Pink Floyd The Wall on VHS (1983)

Billboard, October 29, 1983, p. 50

Suggested List: $39.95, a common videocassette retail price at the time. Adjusted for inflation, that's $96.36 in 2016. That same VHS video is now selling on eBay for around $1. However, if you have no way to play VHS or Beta videocassettes, here's some current options. And they're nowhere near $96.36. Such a deal.

Amazon
eBay
http://shop.pinkfloyd.com/the-wall-movie-dvd




In August 1982, I drove into Houston with my buddy Jim to see the movie on its limited release date. I believe we went to the theater in Westwood Mall at the corner of Hwy 59 and Bissonnet. I had never heard the full album and was not a PF fan by any stretch, but I needed something to do. Anyhoo, they were handing out 5"x 7" programs/merchandising pamphlets at this local premiere and here's a scan of mine, which I've kept 34 years for some reason. Click photos to enlarge.

Later, Jim obtained movie one-sheets (like the one pictured below) for both of us. I stapled my poster to my bedroom wall which must have really disturbed my parents. I was such a passive aggressive rebel. Unlike the movie program, the poster hasn't survived in my archives. Not that my wife would allow me to display it.  :-(


2 comments :

  1. I tried to buy a copy of "The Blues Brothers" when it first came out on VHS but it was $99. I was told that the release was intended for purchase by video-rental stores and not for home sale. It seems to me this was normal in the early video age. Some videos were expected to sell big to home users and were priced accordingly, but many others were assumed to be only popular as rentals.

    Or I could be hallucinating the whole thing, which can never be ruled out.

    ReplyDelete
    Replies
    1. As a 20 year vet of Blockbuster, I can verify the veracity of jb's recollection.
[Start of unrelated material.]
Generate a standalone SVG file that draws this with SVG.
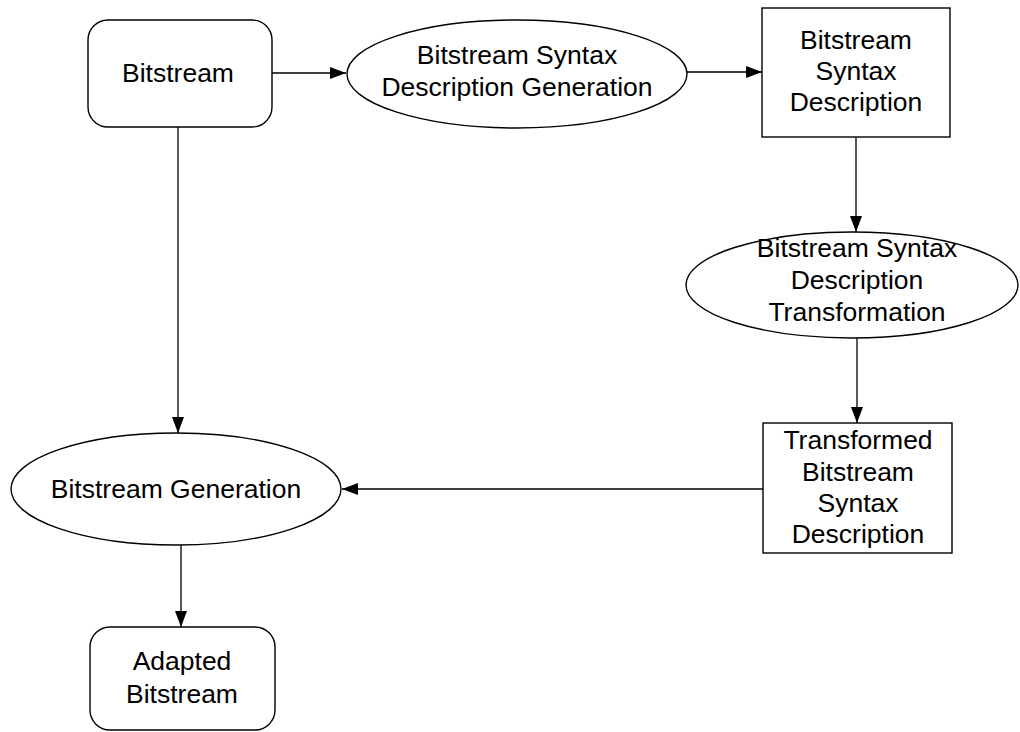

      People would come in wanting to buy their favorite movies on VHS and surprisingly a third of them would actually put a $50 deposit down so we could special order them. Our biggest sellers were Pulp Fiction and Tombstone Here's where my memory gets sketchy but I wanna say that the VHS release of Top Gun was first under $20 but I just turned 50 and am vacationing/road trippin' through Colorado and I may have a contact high. I feel wonderful but my brain sounds like it is clicking, like a gear is missing a tooth or something.

      Studios balked at selling movies to the public back then and they were gonna do the same with DVDs until the chairman of Warner Bros (I think) said he was gonna price them to sell. The other studios quickly followed suit.

      When VHS tapes were faded out, there was still a huge demand from customers who had bought hundreds or thousands of them and wanted to fill in the holes in their collections. I found an ad for rare VHS tapes in a trade mag and ordered a couple of reasonably priced music videos for myself. Each tape came wrapped inside an XL vintage Hawaiian shirt - a shirt for each tape. I turned several customers on to this guy and everyone loved the bonus shirts. Unfortunately, I outgrew the dozen or so shirts I had and they were donated to Goodwill. But I proclaimed this the Summer of the Hawaiian shirt and have ten XXXB sized ones in rotation. I'm that guy.